** start of Input for this task **

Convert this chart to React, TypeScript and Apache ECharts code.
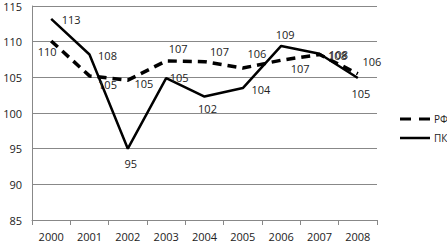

** end of Input for this task **
** start of Input for this task **

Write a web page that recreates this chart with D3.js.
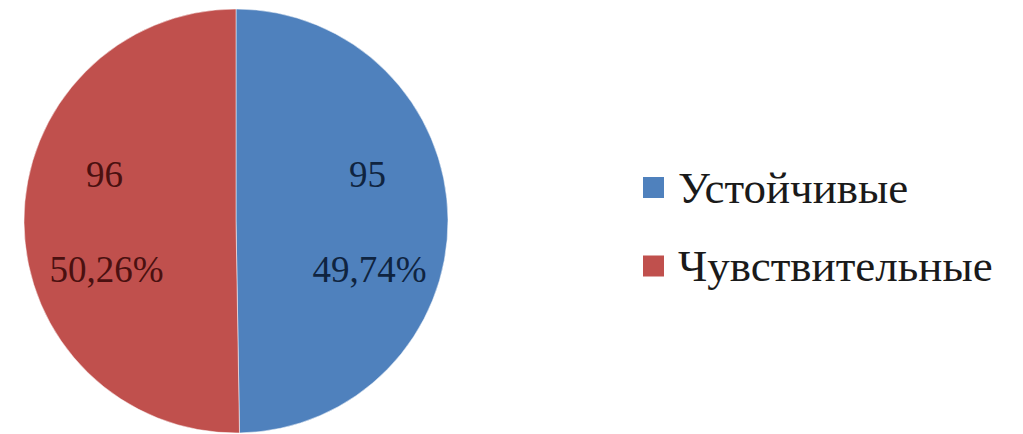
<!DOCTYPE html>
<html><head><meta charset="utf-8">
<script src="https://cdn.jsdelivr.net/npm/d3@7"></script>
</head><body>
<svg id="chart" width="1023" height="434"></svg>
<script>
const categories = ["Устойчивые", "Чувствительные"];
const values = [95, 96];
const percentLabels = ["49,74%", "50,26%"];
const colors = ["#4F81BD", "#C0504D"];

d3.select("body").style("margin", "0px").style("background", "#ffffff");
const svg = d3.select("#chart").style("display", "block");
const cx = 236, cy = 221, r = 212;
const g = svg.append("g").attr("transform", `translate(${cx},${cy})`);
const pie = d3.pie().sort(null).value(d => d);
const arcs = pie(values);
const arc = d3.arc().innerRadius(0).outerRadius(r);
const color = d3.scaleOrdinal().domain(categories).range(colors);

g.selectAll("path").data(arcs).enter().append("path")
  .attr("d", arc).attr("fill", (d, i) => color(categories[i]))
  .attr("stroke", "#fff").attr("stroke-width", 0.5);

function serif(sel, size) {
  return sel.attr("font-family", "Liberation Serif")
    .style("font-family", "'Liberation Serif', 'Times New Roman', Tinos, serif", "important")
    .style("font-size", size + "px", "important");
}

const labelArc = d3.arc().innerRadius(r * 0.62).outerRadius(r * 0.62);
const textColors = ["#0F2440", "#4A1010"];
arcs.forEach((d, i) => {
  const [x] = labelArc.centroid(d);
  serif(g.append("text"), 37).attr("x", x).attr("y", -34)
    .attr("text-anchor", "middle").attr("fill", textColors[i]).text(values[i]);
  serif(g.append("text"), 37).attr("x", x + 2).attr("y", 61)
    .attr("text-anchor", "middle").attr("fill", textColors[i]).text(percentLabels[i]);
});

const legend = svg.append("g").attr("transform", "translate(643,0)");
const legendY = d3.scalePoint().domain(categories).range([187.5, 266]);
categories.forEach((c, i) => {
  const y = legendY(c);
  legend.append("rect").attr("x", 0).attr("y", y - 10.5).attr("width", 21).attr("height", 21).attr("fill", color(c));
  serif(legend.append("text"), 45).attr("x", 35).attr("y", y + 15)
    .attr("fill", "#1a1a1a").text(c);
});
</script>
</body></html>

** end of Input for this task **

■ **Task brief**
Copy every line of the listing that includes the string "chart".

■ **Response to the exercise**
Convert this chart to React, TypeScript and Apache ECharts code.
Write a web page that recreates this chart with D3.js.
<svg id="chart" width="1023" height="434"></svg>
const svg = d3.select("#chart").style("display", "block");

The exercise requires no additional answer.